Their work has received recognition such as the COAM award, the “Temps de les Arts” award, and the FAD award.
Their work takes place in both the public and private spheres. TAKK’s clients include FRAC-Centre Val de Loire and IVAM (Instituto Valenciano de Arte Moderno), Barcelona City Council, FAD (Foment de les Arts i el Disseny), Vitra, Swatch, Hermès, FITUR (Feria de Turismo), or CA2M (Centro de Arte 2 de Mayo).
Their reference art and design galleries for his furniture work are Side Gallery Barcelona and Camp Design Milan.
TAKK’s work belongs to the permanent collection of the FRAC-Centre Val de Loire and has been exhibited at the Oslo Triennale, and the Venice, San Sebastián, Tallinn, Maia, and Rabat Biennales, among others.

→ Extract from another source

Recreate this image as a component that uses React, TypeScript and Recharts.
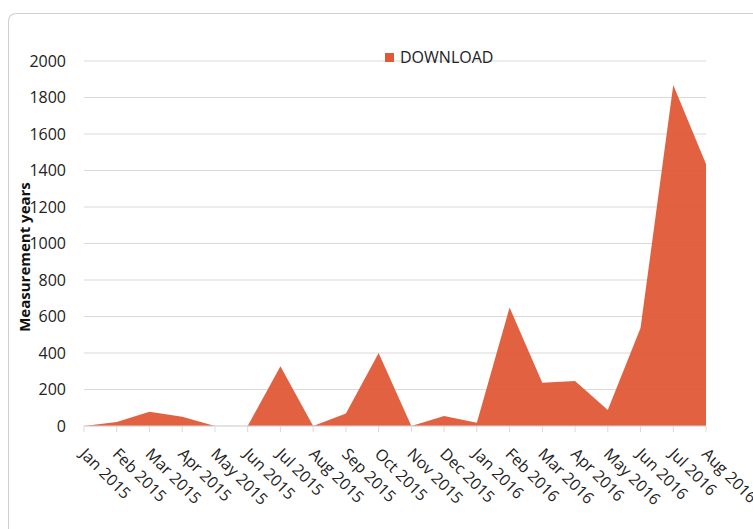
import { AreaChart, Area, XAxis, YAxis, CartesianGrid, Legend } from 'recharts'

const months = [
  'Jan 2015', 'Feb 2015', 'Mar 2015', 'Apr 2015', 'May 2015', 'Jun 2015', 'Jul 2015',
  'Aug 2015', 'Sep 2015', 'Oct 2015', 'Nov 2015', 'Dec 2015', 'Jan 2016', 'Feb 2016',
  'Mar 2016', 'Apr 2016', 'May 2016', 'Jun 2016', 'Jul 2016', 'Aug 2016',
]
const downloads = [
  0, 22, 78, 51, 0, 0, 327, 0, 69, 400, 0, 55, 18, 650, 237, 246, 88, 537, 1868, 1436,
]
const yTicks = [0, 200, 400, 600, 800, 1000, 1200, 1400, 1600, 1800, 2000]

const data = months.map((m, i) => ({ month: m, download: downloads[i] }))

const FILL = '#E05836'
const FONT = '"Open Sans", sans-serif'

// rotated month labels hanging down-right from each tick
const MonthTick = ({ x, y, payload }: { x?: number; y?: number; payload?: { value: string } }) => (
  <g transform={`translate(${(x ?? 0) - 5},${(y ?? 0) + 21}) rotate(45)`}>
    <text x={0} y={0} textAnchor="start" fill="#222" fontFamily={FONT} fontSize={16}>
      {payload?.value}
    </text>
  </g>
)

const YLabel = () => (
  <text
    x={30} y={257} transform="rotate(-90 30 257)" textAnchor="middle"
    fill="#111" fontFamily={FONT} fontSize={15} fontWeight="bold"
  >
    Measurement years
  </text>
)

const LegendBox = () => (
  <div style={{ display: 'flex', alignItems: 'center', fontFamily: FONT, fontSize: 16, color: '#222' }}>
    <span style={{ width: 9, height: 9, background: FILL, display: 'inline-block', marginRight: 6 }} />
    DOWNLOAD
  </div>
)

export default function App() {
  return (
    <div>
      <div style={{
        position: 'absolute', left: 8, top: 13, width: 745, height: 516,
        borderTop: '1px solid #cfcfcf', borderLeft: '1px solid #cfcfcf',
        borderTopLeftRadius: 8, boxSizing: 'border-box',
      }} />
      <div style={{ position: 'absolute', left: 0, top: 0 }}>
        <AreaChart width={753} height={529} data={data} margin={{ top: 61, right: 47, bottom: 13, left: 0 }}>
          <CartesianGrid vertical={false} stroke="#d9d9d9" />
          <XAxis
            dataKey="month"
            interval={0}
            height={90}
            tick={<MonthTick />}
            tickSize={6}
            axisLine={{ stroke: '#d9d9d9' }}
            tickLine={{ stroke: '#d9d9d9' }}
          />
          <YAxis
            domain={[0, 2000]}
            ticks={yTicks}
            width={84}
            axisLine={false}
            tickLine={false}
            tickMargin={12}
            tick={{ fill: '#222', fontFamily: FONT, fontSize: 16 }}
            label={<YLabel />}
          />
          <Legend
            verticalAlign="middle"
            align="center"
            content={<LegendBox />}
            wrapperStyle={{ top: 46, left: 385, width: 'auto' }}
          />
          <Area
            type="linear"
            dataKey="download"
            name="DOWNLOAD"
            stroke="none"
            fill={FILL}
            fillOpacity={0.95}
            isAnimationActive={false}
          />
        </AreaChart>
      </div>
    </div>
  )
}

Likewise, TAKK has participated in exhibitions at Matadero-Madrid, Center d’Arts Santa Mónica, CCCB (Centro de Cultura Contemporánea de Barcelona), MAK Vienna, TCDC Bangkok, or Alcova Milano.
Mireia Luzárraga is currently a professor at the IAAC, Institute for Advanced Architecture of Catalonia, and La Salle, and together with Alejandro Muiño at Columbia GSAPP. Previously TAKK has participated as a professor and lecturer in institutions such as the University of Alicante, ETSAM, IED (Istituto Europeo di Design), ELISAVA, RMIT, Floating University Berlin, or ILEK Stuttgart.

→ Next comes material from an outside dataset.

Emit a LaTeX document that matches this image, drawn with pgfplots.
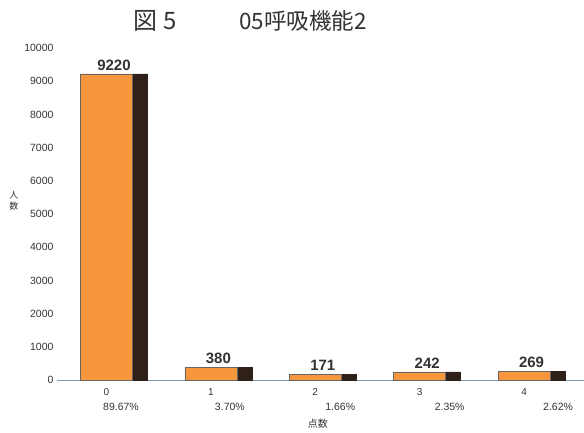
\documentclass[border=0pt]{standalone}
\usepackage{fontspec}
\setmainfont{Liberation Sans}
\newfontfamily\jp{Noto Sans CJK JP}
\usepackage{pgfplots}
\pgfplotsset{compat=1.18}
\definecolor{barorange}{HTML}{F8963E}
\definecolor{bardark}{HTML}{2F2019}
\definecolor{axisline}{HTML}{7F9CB0}
\definecolor{txt}{HTML}{333333}
\begin{document}
\begin{tikzpicture}
\useasboundingbox (-57pt,-53pt) rectangle (527pt,380pt);
\begin{axis}[
  scale only axis, width=527pt, height=332pt,
  xmin=-0.474, xmax=4.574, ymin=0, ymax=10000,
  axis x line=bottom, axis y line=left,
  x axis line style={-, draw=axisline, line width=0.8pt},
  y axis line style={draw=none},
  xtick={0,1,2,3,4},
  xticklabels={{0\\{\fontsize{10.5}{10}\selectfont\hspace*{29pt}89.67\%}},{1\\{\fontsize{10.5}{10}\selectfont\hspace*{38pt}3.70\%}},{2\\{\fontsize{10.5}{10}\selectfont\hspace*{50pt}1.66\%}},{3\\{\fontsize{10.5}{10}\selectfont\hspace*{60pt}2.35\%}},{4\\{\fontsize{10.5}{10}\selectfont\hspace*{68pt}2.62\%}}},
  xticklabel style={align=center, font=\fontsize{10}{15}\selectfont, text=txt, yshift=-5pt},
  ytick={0,1000,...,10000},
  scaled y ticks=false,
  yticklabel style={font=\fontsize{10.5}{10}\selectfont, text=txt},
  /pgf/number format/1000 sep={},
  /pgf/number format/assume math mode=true,
  major tick length=0pt,
  xtick style={draw=none}, ytick style={draw=none},
  xlabel={\jp 点数},
  xlabel style={at={(axis description cs:0.495,-0.133)}, anchor=center, font=\fontsize{10}{10}\selectfont, text=txt},
  ylabel={\jp 人\\\jp 数},
  ylabel style={at={(axis description cs:-0.082,0.54)}, anchor=center, rotate=-90, align=center, font=\fontsize{9}{11}\selectfont, text=txt},
  clip=false,
]
\addplot[ybar, bar width=15pt, bar shift=33.5pt, fill=bardark, draw=bardark]
  coordinates {(0,9220) (1,380) (2,171) (3,242) (4,269)};
\addplot[ybar, bar width=52pt, bar shift=0pt, fill=barorange, draw=black!60, line width=0.4pt,
  nodes near coords,
  nodes near coords style={font=\bfseries\fontsize{15}{14}\selectfont, text=txt, xshift=7.5pt, /pgf/number format/assume math mode=true}]
  coordinates {(0,9220) (1,380) (2,171) (3,242) (4,269)};
\node[font=\jp\fontsize{24}{24}\selectfont, text=txt] at (axis description cs:0.186,1.081) {図 5};
\node[font=\jp\fontsize{22.5}{22}\selectfont, text=txt] at (axis description cs:0.467,1.081) {05呼吸機能2};
\end{axis}
\end{tikzpicture}
\end{document}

TAKK’s projects have been published in some of the most important architecture magazines such as Arquitectura Viva, Plot, Domus, Abittare, l’Architecture d’Aujourd’hui, and in publications such as El País, El Mundo, Diari Ara, or Architectural Digest.

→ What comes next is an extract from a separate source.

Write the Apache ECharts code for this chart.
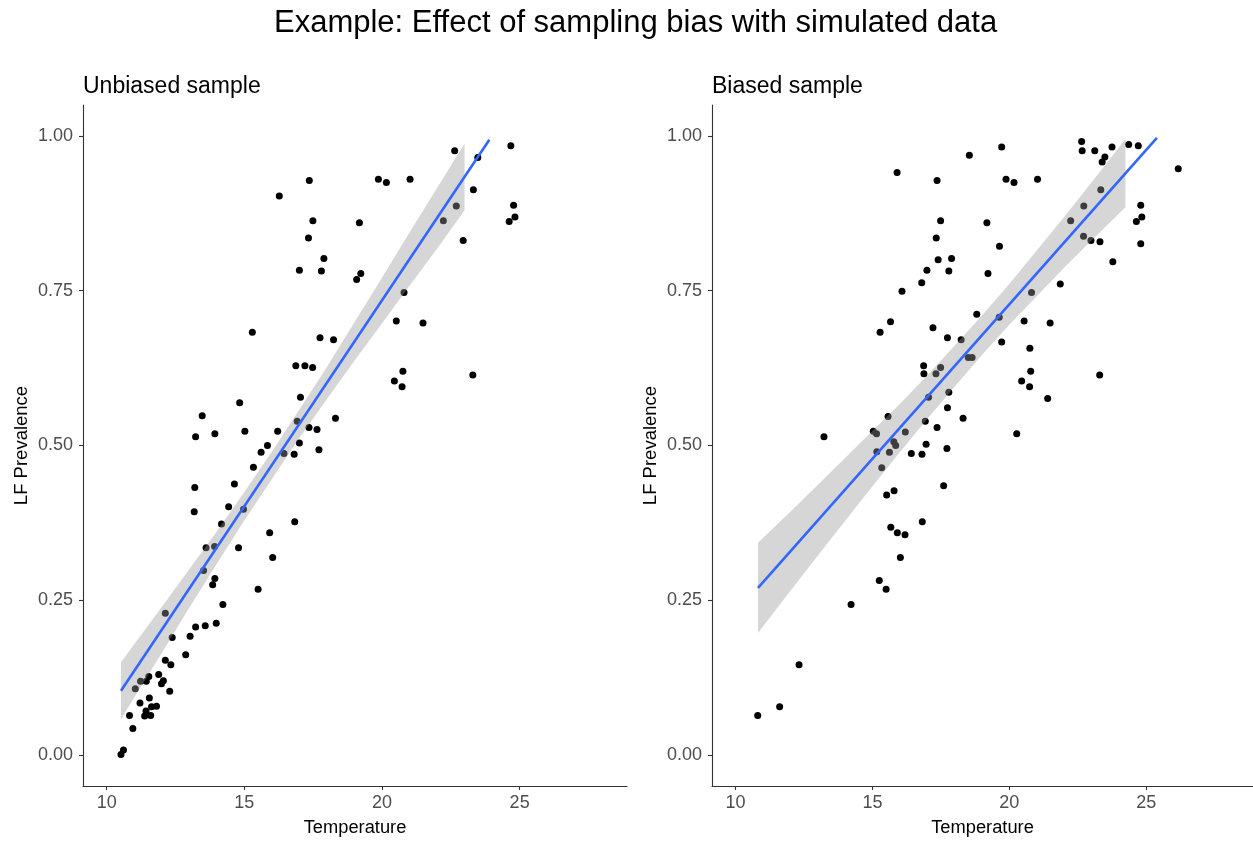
<!DOCTYPE html>
<html>
<head>
<meta charset="utf-8">
<script src="https://cdn.jsdelivr.net/npm/echarts@6/dist/echarts.min.js"></script>
<style>
html,body{margin:0;padding:0;background:#fff;}
#chart{width:1253px;height:842px;}
</style>
</head>
<body>
<div id="chart"></div>
<script>
// ---------- data ----------
const mainTitle = "Example: Effect of sampling bias with simulated data";
const panelTitles = ["Unbiased sample", "Biased sample"];
const xAxisTitle = "Temperature";
const yAxisTitle = "LF Prevalence";
const xTicks = [10, 15, 20, 25];
const yTicks = [0, 0.25, 0.5, 0.75, 1];

// Unbiased sample points [temperature, prevalence]
const unbiasedPoints = [
  [17.36,0.928],[16.27,0.903],[17.49,0.863],[17.33,0.835],[17.89,0.802],[17.00,0.783],[17.80,0.782],
  [19.18,0.860],[19.08,0.768],[19.23,0.778],[15.29,0.683],[17.75,0.674],[18.24,0.671],[16.87,0.629],
  [17.20,0.629],[17.48,0.626],[17.04,0.578],[14.83,0.569],[13.47,0.548],[13.23,0.514],[13.93,0.519],
  [15.02,0.523],[16.21,0.523],[18.31,0.544],[17.35,0.529],[17.64,0.526],[16.92,0.539],[17.00,0.504],
  [15.84,0.500],[17.71,0.493],[15.61,0.489],[16.44,0.487],[16.81,0.486],[15.33,0.465],[14.64,0.438],
  [13.20,0.432],[14.43,0.401],[14.97,0.397],[13.18,0.393],[14.17,0.373],[16.83,0.377],[15.92,0.359],
  [13.61,0.335],[13.92,0.337],[14.79,0.335],[16.03,0.319],[13.52,0.298],[13.93,0.285],[13.85,0.275],
  [15.50,0.268],[14.22,0.243],[12.13,0.229],[13.23,0.207],[13.58,0.209],[13.98,0.213],[13.03,0.192],
  [12.38,0.190],[12.87,0.162],[12.13,0.153],[12.33,0.146],[11.89,0.130],[11.53,0.127],[11.44,0.119],
  [11.23,0.119],[12.06,0.120],[11.99,0.115],[11.04,0.107],[12.29,0.103],[11.21,0.084],[11.55,0.092],
  [11.81,0.079],[11.63,0.078],[11.43,0.071],[11.38,0.063],[11.60,0.064],[10.83,0.064],[10.95,0.043],
  [10.61,0.008],[10.52,0.001],[22.64,0.976],[23.48,0.965],[24.68,0.984],[19.87,0.930],[20.16,0.925],
  [21.02,0.930],[23.32,0.913],[22.70,0.887],[22.23,0.863],[24.78,0.888],[24.83,0.869],[24.62,0.862],
  [22.95,0.831],[20.80,0.747],[20.52,0.701],[21.49,0.698],[20.76,0.620],[20.45,0.604],[20.73,0.595],
  [23.30,0.614]
];

// Biased sample points [temperature, prevalence]
const biasedPoints = [
  [18.54,0.969],[15.90,0.941],[17.36,0.928],[17.49,0.863],[19.18,0.860],[17.33,0.835],[17.40,0.800],
  [17.89,0.802],[16.99,0.783],[17.79,0.782],[19.22,0.778],[16.80,0.763],[16.08,0.749],[18.81,0.712],
  [15.66,0.700],[15.28,0.683],[17.21,0.690],[17.74,0.674],[18.24,0.671],[18.50,0.642],[18.64,0.642],
  [16.87,0.629],[16.88,0.616],[17.49,0.626],[17.32,0.616],[17.05,0.578],[17.79,0.586],[17.74,0.561],
  [15.57,0.547],[18.31,0.544],[16.93,0.539],[17.36,0.529],[13.23,0.514],[15.03,0.523],[15.15,0.519],
  [16.20,0.522],[16.96,0.502],[17.72,0.495],[15.78,0.506],[15.85,0.500],[15.16,0.490],[15.62,0.489],
  [16.42,0.487],[16.81,0.486],[15.34,0.464],[15.52,0.420],[15.79,0.427],[17.60,0.435],[16.82,0.377],
  [15.67,0.368],[15.91,0.359],[16.19,0.356],[16.02,0.319],[15.25,0.282],[15.50,0.268],[14.22,0.243],
  [12.32,0.146],[11.61,0.078],[10.81,0.064],[22.64,0.991],[22.66,0.976],[23.12,0.976],[23.75,0.982],
  [24.36,0.986],[24.71,0.984],[23.49,0.966],[23.39,0.958],[19.72,0.982],[26.17,0.947],[19.88,0.930],
  [20.17,0.925],[21.03,0.930],[23.34,0.913],[22.72,0.887],[22.24,0.863],[24.80,0.888],[24.84,0.869],
  [24.64,0.862],[22.71,0.838],[22.98,0.831],[23.31,0.829],[24.80,0.826],[19.64,0.822],[23.78,0.797],
  [21.86,0.761],[20.81,0.747],[19.63,0.707],[20.54,0.701],[21.49,0.698],[19.72,0.667],[20.75,0.657],
  [20.78,0.620],[20.45,0.604],[20.74,0.595],[23.30,0.614],[21.40,0.576],[20.27,0.519]
];

// Fitted lines (end points)
const unbiasedFitX = [10.52, 23.90];
const unbiasedFitY = [0.104, 0.994];
const biasedFitX = [10.82, 25.39];
const biasedFitY = [0.270, 0.997];

// Confidence bands
const unbiasedBandX     = [10.52, 11, 12, 13, 14, 15, 16, 17, 18, 19, 20, 21, 22, 23.0];
const unbiasedBandLower = [0.058,0.093,0.165,0.238,0.309,0.379,0.446,0.512,0.575,0.637,0.697,0.758,0.818,0.880];
const unbiasedBandUpper = [0.150,0.179,0.239,0.300,0.361,0.425,0.490,0.558,0.627,0.699,0.771,0.844,0.916,0.988];
const biasedBandX     = [10.82, 12, 13, 14, 15, 16, 17, 18, 19, 20, 21, 22, 23, 24.24];
const biasedBandLower = [0.197,0.265,0.322,0.378,0.434,0.489,0.543,0.595,0.646,0.695,0.741,0.787,0.831,0.885];
const biasedBandUpper = [0.343,0.393,0.436,0.480,0.524,0.567,0.613,0.661,0.710,0.761,0.815,0.869,0.925,0.995];

// ---------- chart ----------
const FONT = "Liberation Sans, Arial, Helvetica, sans-serif";
const chart = echarts.init(document.getElementById('chart'), null, {renderer: 'canvas'});

function zip(xs, ys){ return xs.map((x,i)=>[x, ys[i]]); }
function bandData(xs, lo, hi){ return xs.map((x,i)=>[x, lo[i], hi[i]]); }

function xAxisDef(gi){
  return {
    type:'value', gridIndex:gi, min:9.14, max:28.9,
    splitLine:{show:false},
    axisLine:{show:true, onZero:false, lineStyle:{color:'#333', width:1.1}},
    axisTick:{show:true, length:4, customValues:xTicks, lineStyle:{color:'#333', width:1.1}},
    axisLabel:{show:true, customValues:xTicks, color:'#4d4d4d', fontSize:18, fontFamily:FONT, margin:8},
    name:xAxisTitle, nameLocation:'middle', nameGap:33,
    nameTextStyle:{color:'#000', fontSize:18.3, fontFamily:FONT}
  };
}
function yAxisDef(gi){
  return {
    type:'value', gridIndex:gi, min:-0.05, max:1.05,
    splitLine:{show:false},
    axisLine:{show:true, onZero:false, lineStyle:{color:'#333', width:1.1}},
    axisTick:{show:true, length:4, customValues:yTicks, lineStyle:{color:'#333', width:1.1}},
    axisLabel:{show:true, customValues:yTicks, color:'#4d4d4d', fontSize:18, fontFamily:FONT, margin:10,
      formatter:function(v){ return v.toFixed(2); }},
    name:yAxisTitle, nameLocation:'middle', nameGap:52, nameRotate:90,
    nameTextStyle:{color:'#000', fontSize:18.5, fontFamily:FONT}
  };
}

function bandSeries(gi, xs, lo, hi){
  const data = bandData(xs, lo, hi);
  return {
    type:'custom', xAxisIndex:gi, yAxisIndex:gi, z:3, silent:true,
    data:data,
    encode:{x:0, y:[1,2]},
    renderItem:function(params, api){
      if (params.dataIndex !== 0) return {type:'group', children:[]};
      const pts = [];
      for (let i=0;i<data.length;i++) pts.push(api.coord([data[i][0], data[i][2]]));
      for (let i=data.length-1;i>=0;i--) pts.push(api.coord([data[i][0], data[i][1]]));
      return {type:'polygon', shape:{points:pts}, style:{fill:'rgba(153,153,153,0.4)', stroke:null}};
    }
  };
}

const option = {
  backgroundColor:'#fff',
  animation:false,
  title:[
    {text:mainTitle, left:274, top:8, padding:0, textStyle:{fontSize:31, fontWeight:'normal', color:'#000', fontFamily:FONT}},
    {text:panelTitles[0], left:83, top:75, padding:0, textStyle:{fontSize:23, fontWeight:'normal', color:'#000', fontFamily:FONT}},
    {text:panelTitles[1], left:712, top:75, padding:0, textStyle:{fontSize:23, fontWeight:'normal', color:'#000', fontFamily:FONT}}
  ],
  grid:[
    {left:83, top:105, width:544, height:687, containLabel:false},
    {left:712, top:105, width:543, height:687, containLabel:false}
  ],
  xAxis:[xAxisDef(0), xAxisDef(1)],
  yAxis:[yAxisDef(0), yAxisDef(1)],
  series:[
    {type:'scatter', xAxisIndex:0, yAxisIndex:0, data:unbiasedPoints, symbolSize:7,
      itemStyle:{color:'#000', opacity:1}, z:2, silent:true},
    bandSeries(0, unbiasedBandX, unbiasedBandLower, unbiasedBandUpper),
    {type:'line', xAxisIndex:0, yAxisIndex:0, data:zip(unbiasedFitX, unbiasedFitY), symbol:'none',
      lineStyle:{color:'#3366FF', width:2.6}, z:4, silent:true},

    {type:'scatter', xAxisIndex:1, yAxisIndex:1, data:biasedPoints, symbolSize:7,
      itemStyle:{color:'#000', opacity:1}, z:2, silent:true},
    bandSeries(1, biasedBandX, biasedBandLower, biasedBandUpper),
    {type:'line', xAxisIndex:1, yAxisIndex:1, data:zip(biasedFitX, biasedFitY), symbol:'none',
      lineStyle:{color:'#3366FF', width:2.6}, z:4, silent:true}
  ]
};
chart.setOption(option);
</script>
</body>
</html>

Architecture and Co-Existance
It would seem that the laws of thermodynamics are in contradiction. While the first would advocate a world of infinite energy, the second reminds us that far from this energy utopia our resources are limited. If modernity; cumulative, extractive, predatory, capitalist in short, “grew” on the first law of thermodynamics, events such as climate change, the fossil fuel crisis, or the sixth mass extinction seem to indicate that the future is bound to “decrease” according to the second law looking for a balance that allows us to coexist on this planet.
But what does this turn, which some call degrowthist, mean for the arts and specifically for architecture? Are concepts such as the “new green deal” or green capitalism enough to carry out this transition or does the future require more profound changes? from our way of eating to what we understand by the word “home”? What (new) material, energetic, political and aesthetic models can we look for to face this turn?
Through examples developed by TAKK architecture, Mireia Luzárraga will try to answer these and other questions and we will see how the future (of architecture) is full of flowers and oysters.